The United Kingdom has been given two weeks to sort out our budget offer. What plans have Her Majesty’s Government put in place to ensure a solution so that, by December, progress can be made in phase 2? At present we have heard nothing at all from the Secretary of State. Is the Chancellor of the Exchequer in the loop? Is his input being asked for, or is the “flexible and constructive” approach that the Secretary of State is looking for required only of the Prime Minister, with the back-seat drivers of Gove and Johnson telling her what she should say or think?
As the noble Baroness, Lady Hayter, suggested, some thought is being given to putting 29 March 2019 in the Bill. Is that perhaps to do with the Brexiteers trying to pull the Prime Minister’s strings? Putting the date in the Bill is surely one of the worst things the Government could do. It would tie the Prime Minister’s hands and we should not support it.
In June, when we had the unnecessary general election that was supposed to be a Brexit election, the idea was that we would have a strong and stable Government leading the negotiations. How fanciful that now seems. Can the Minister assure us that the Prime Minister, the Secretary of State and the whole Cabinet are united in pushing, with one voice, for the best outcome for the United Kingdom? Do they have clarity of purpose? In getting the best deal for the United Kingdom, can they reassure in particular the citizens of Northern Ireland that the deal will be for the whole of the United Kingdom, and that our kingdom will remain united? It is not the European Commission that is jeopardising the integrity of the United Kingdom but Her Majesty’s Government’s unwillingness to have an agreement that will allow Ireland to remain without a closed border.
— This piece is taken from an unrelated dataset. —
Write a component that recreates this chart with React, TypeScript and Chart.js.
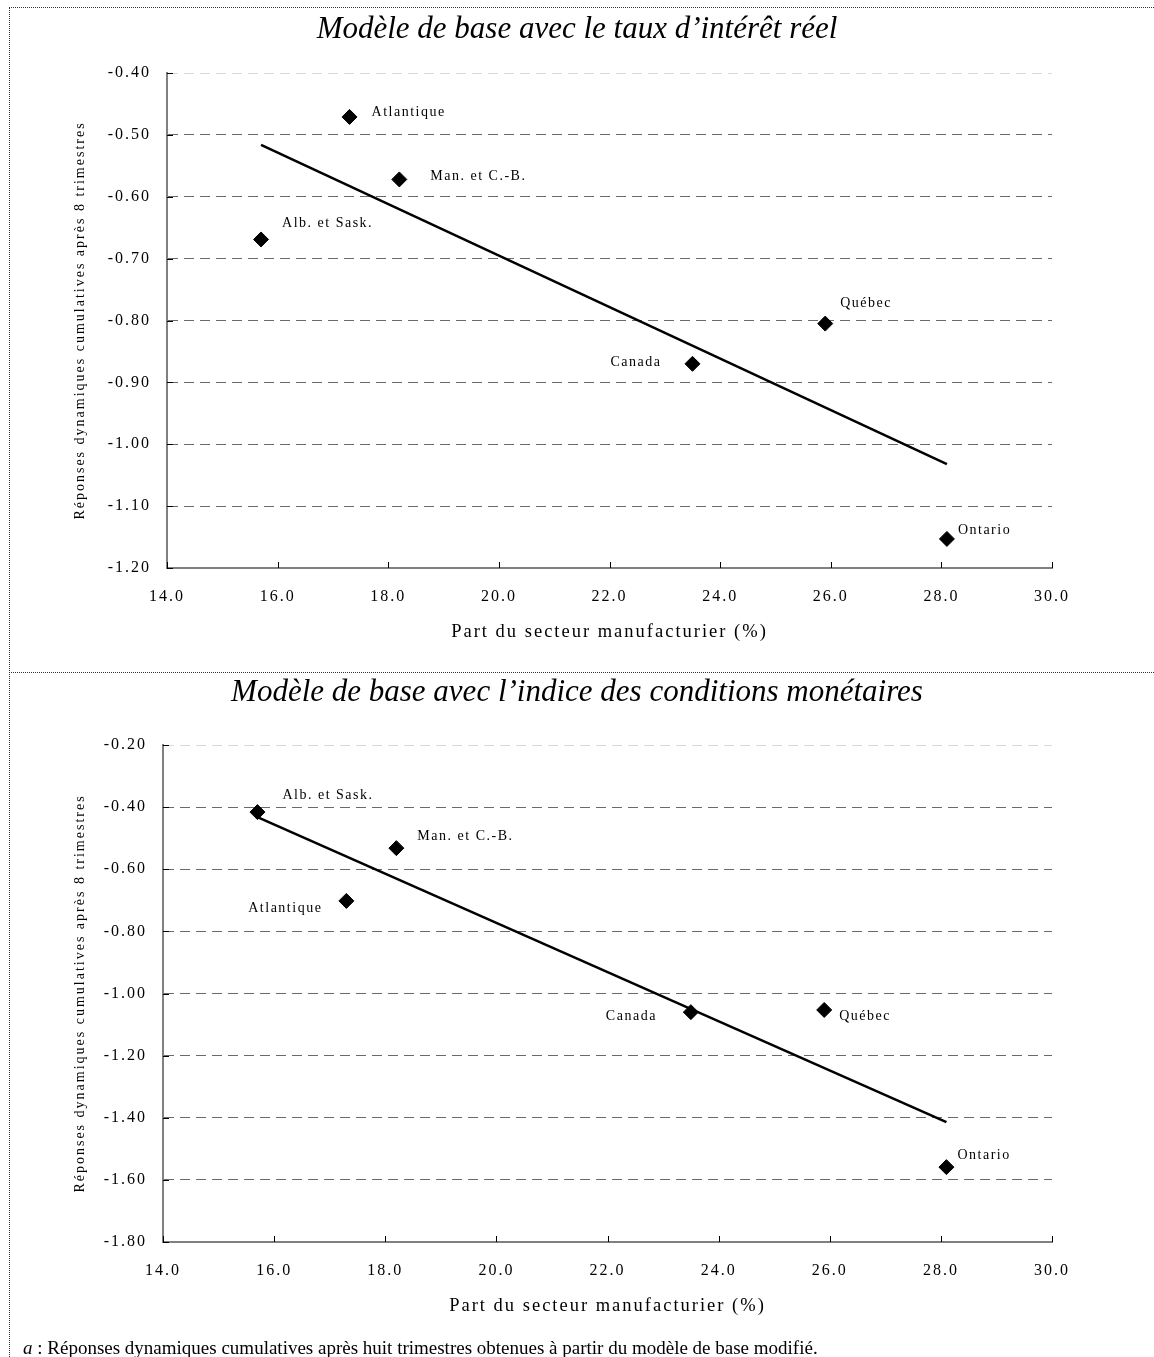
import React, { useEffect, useRef } from 'react';
import { Chart, registerables } from 'chart.js';

Chart.register(...registerables);

// ---------- data ----------
const regions = ['Atlantique', 'Man. et C.-B.', 'Alb. et Sask.', 'Canada', 'Québec', 'Ontario'];
const manufShare = [17.3, 18.2, 15.7, 23.5, 25.9, 28.1];
const realRateResponses = [-0.471, -0.572, -0.669, -0.87, -0.805, -1.153];
const mciResponses = [-0.702, -0.532, -0.416, -1.06, -1.053, -1.559];

const trendX = [15.7, 28.1];
const realRateTrend = [-0.516, -1.032];
const mciTrend = [-0.432, -1.414];

const xTicks = [14, 16, 18, 20, 22, 24, 26, 28, 30];
const realRateYTicks = [-1.2, -1.1, -1.0, -0.9, -0.8, -0.7, -0.6, -0.5, -0.4];
const mciYTicks = [-1.8, -1.6, -1.4, -1.2, -1.0, -0.8, -0.6, -0.4, -0.2];

const titleReal = 'Modèle de base avec le taux d\u2019intérêt réel';
const titleMci = 'Modèle de base avec l\u2019indice des conditions monétaires';
const xAxisTitle = 'Part du secteur manufacturier (%)';
const yAxisTitle = 'Réponses dynamiques cumulatives après 8 trimestres';

// label placement (pixel offsets from the marker; negative dx => right-aligned)
const realRateLabelOffsets = [[22, -5], [31, -3], [21, -16], [-31, -1], [15, -20], [11, -9]];
const mciLabelOffsets = [[-24, 7], [21, -12], [25, -17], [-34, 4], [15, 6], [11, -12]];

const SERIF = "'Liberation Serif', 'Times New Roman', Times, serif";

// ---------- plugins ----------
const spacingPlugin = {
  id: 'spacing',
  beforeDraw(chart: any) {
    (chart.ctx as any).letterSpacing = '2px';
  },
  afterDraw(chart: any) {
    (chart.ctx as any).letterSpacing = '0px';
  },
};

const insideTicksPlugin = {
  id: 'insideTicks',
  afterDatasetsDraw(chart: any) {
    const { ctx } = chart;
    const x = chart.scales.x;
    const y = chart.scales.y;
    ctx.save();
    ctx.setLineDash([]);
    ctx.strokeStyle = '#000';
    ctx.lineWidth = 1;
    x.ticks.forEach((t: any) => {
      const px = Math.round(x.getPixelForValue(t.value)) + 0.5;
      ctx.beginPath();
      ctx.moveTo(px, y.bottom);
      ctx.lineTo(px, y.bottom - 6);
      ctx.stroke();
    });
    y.ticks.forEach((t: any) => {
      const py = Math.round(y.getPixelForValue(t.value)) + 0.5;
      ctx.beginPath();
      ctx.moveTo(x.left, py);
      ctx.lineTo(x.left + 6, py);
      ctx.stroke();
    });
    ctx.restore();
  },
};

const pointLabelsPlugin = {
  id: 'pointLabels',
  afterDatasetsDraw(chart: any, _args: any, opts: any) {
    const meta = chart.getDatasetMeta(0);
    const ctx = chart.ctx;
    ctx.save();
    (ctx as any).letterSpacing = '1.5px';
    ctx.font = `14px ${SERIF}`;
    ctx.fillStyle = '#000';
    ctx.textBaseline = 'middle';
    meta.data.forEach((pt: any, i: number) => {
      const [dx, dy] = opts.offsets[i];
      ctx.textAlign = dx < 0 ? 'right' : 'left';
      ctx.fillText(opts.labels[i], pt.x + dx, pt.y + dy);
    });
    ctx.restore();
  },
};

type Params = {
  values: number[];
  trend: number[];
  yTicks: number[];
  offsets: number[][];
  yAxisWidth: number;
  xAxisHeight: number;
};

function buildConfig(p: Params): any {
  const yMin = Math.min(...p.yTicks);
  const yMax = Math.max(...p.yTicks);
  return {
    type: 'scatter',
    data: {
      datasets: [
        {
          type: 'scatter',
          data: manufShare.map((x, i) => ({ x, y: p.values[i] })),
          pointStyle: 'rectRot',
          pointRadius: 7.5,
          pointHoverRadius: 7.5,
          backgroundColor: '#000',
          borderColor: '#000',
          borderWidth: 1,
          order: 1,
        },
        {
          type: 'line',
          data: trendX.map((x, i) => ({ x, y: p.trend[i] })),
          borderColor: '#000',
          borderWidth: 2.5,
          pointRadius: 0,
          fill: false,
          tension: 0,
          order: 2,
        },
      ],
    },
    options: {
      responsive: false,
      animation: false,
      events: [],
      layout: { padding: { left: 68, right: 102, top: 73, bottom: 0 } },
      plugins: {
        legend: { display: false },
        tooltip: { enabled: false },
        title: { display: false },
        pointLabels: { labels: regions, offsets: p.offsets },
      },
      scales: {
        x: {
          type: 'linear',
          position: 'bottom',
          min: Math.min(...xTicks),
          max: Math.max(...xTicks),
          afterBuildTicks: (s: any) => {
            s.ticks = xTicks.map((v) => ({ value: v }));
          },
          afterFit: (s: any) => {
            s.height = p.xAxisHeight;
          },
          grid: { display: false, drawTicks: false },
          border: { display: true, color: '#808080', width: 2 },
          ticks: {
            padding: 19,
            color: '#000',
            font: { family: SERIF, size: 16 },
            maxRotation: 0,
            autoSkip: false,
            callback: (v: any) => Number(v).toFixed(1),
          },
          title: {
            display: true,
            text: xAxisTitle,
            color: '#000',
            font: { family: SERIF, size: 18.5 },
            padding: { top: 0, bottom: 29 },
          },
        },
        y: {
          type: 'linear',
          position: 'left',
          min: yMin,
          max: yMax,
          afterBuildTicks: (s: any) => {
            s.ticks = p.yTicks.map((v) => ({ value: v }));
          },
          afterFit: (s: any) => {
            s.width = p.yAxisWidth;
          },
          grid: {
            drawTicks: false,
            lineWidth: 1,
            borderDash: [10, 6],
            color: (c: any) => {
              const v = c.tick ? c.tick.value : null;
              if (v === yMax) return '#d9d9d9';
              if (v === yMin) return 'rgba(0,0,0,0)';
              return '#6a6a6a';
            },
          },
          border: { display: true, color: '#808080', width: 2, dash: [10, 6] },
          ticks: {
            padding: 16,
            color: '#000',
            font: { family: SERIF, size: 16 },
            autoSkip: false,
            callback: (v: any) => Number(v).toFixed(2),
          },
          title: {
            display: true,
            text: yAxisTitle,
            color: '#000',
            font: { family: SERIF, size: 14 },
            padding: { top: 4, bottom: 0 },
          },
        },
      },
    },
    plugins: [spacingPlugin, insideTicksPlugin, pointLabelsPlugin],
  };
}

export default function App() {
  const c1 = useRef<HTMLCanvasElement>(null);
  const c2 = useRef<HTMLCanvasElement>(null);

  useEffect(() => {
    const ch1 = new Chart(
      c1.current as HTMLCanvasElement,
      buildConfig({
        values: realRateResponses,
        trend: realRateTrend,
        yTicks: realRateYTicks,
        offsets: realRateLabelOffsets,
        yAxisWidth: 99,
        xAxisHeight: 104,
      })
    );
    const ch2 = new Chart(
      c2.current as HTMLCanvasElement,
      buildConfig({
        values: mciResponses,
        trend: mciTrend,
        yTicks: mciYTicks,
        offsets: mciLabelOffsets,
        yAxisWidth: 95,
        xAxisHeight: 104,
      })
    );
    return () => {
      ch1.destroy();
      ch2.destroy();
    };
  }, []);

  const titleStyle: React.CSSProperties = {
    position: 'absolute',
    left: 0,
    width: 1154,
    textAlign: 'center',
    fontFamily: SERIF,
    fontStyle: 'italic',
    fontSize: 31,
    lineHeight: '31px',
    whiteSpace: 'nowrap',
    color: '#000',
  };

  return (
    <div
      style={{
        position: 'absolute',
        left: 0,
        top: 0,
        width: 1154,
        height: 1357,
        overflow: 'hidden',
        background: '#fff',
      }}
    >
      <canvas ref={c1} width={1154} height={672} style={{ position: 'absolute', left: 0, top: 0 }} />
      <canvas ref={c2} width={1154} height={674} style={{ position: 'absolute', left: 0, top: 672 }} />
      <div style={{ ...titleStyle, top: 12 }}>{titleReal}</div>
      <div style={{ ...titleStyle, top: 675 }}>{titleMci}</div>
      <div
        style={{
          position: 'absolute',
          left: 23,
          top: 1338,
          fontFamily: SERIF,
          fontSize: 19,
          lineHeight: '19px',
          whiteSpace: 'nowrap',
          color: '#000',
        }}
      >
        <i>a</i> : Réponses dynamiques cumulatives après huit trimestres obtenues à partir du modèle de base modifié.
      </div>
      <div style={{ position: 'absolute', left: 9, top: 7, width: 1145, borderTop: '1px dotted #333' }} />
      <div style={{ position: 'absolute', left: 9, top: 7, height: 1350, borderLeft: '1px dotted #333' }} />
      <div style={{ position: 'absolute', left: 9, top: 672, width: 1145, borderTop: '1px dotted #333' }} />
    </div>
  );
}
It is hugely important that the future relationship is clarified. That can be done only if Her Majesty’s Government have their own view of what that relationship should be. Can the Minister tell the House what the Government’s view is? Is there any clarity of purpose?
Finally, on citizens’ rights, many of us will welcome the idea that Her Majesty’s Government would like EU citizens to be able to vote in local elections. However, the Secretary of State points out that this is one of the rights of EU citizens that is enshrined in the treaties. Yes, it is—many of us passionately believe that we wanted to keep, still want to keep and do not want to throw away the rights of EU citizens. Does David Davis agree with us? Is he reluctant to see British citizens lose their citizenship rights? Would he prefer that the United Kingdom should remain part of the EU treaties? Have we made a huge mistake? Should we retain citizens’ rights by simply not leaving the European Union?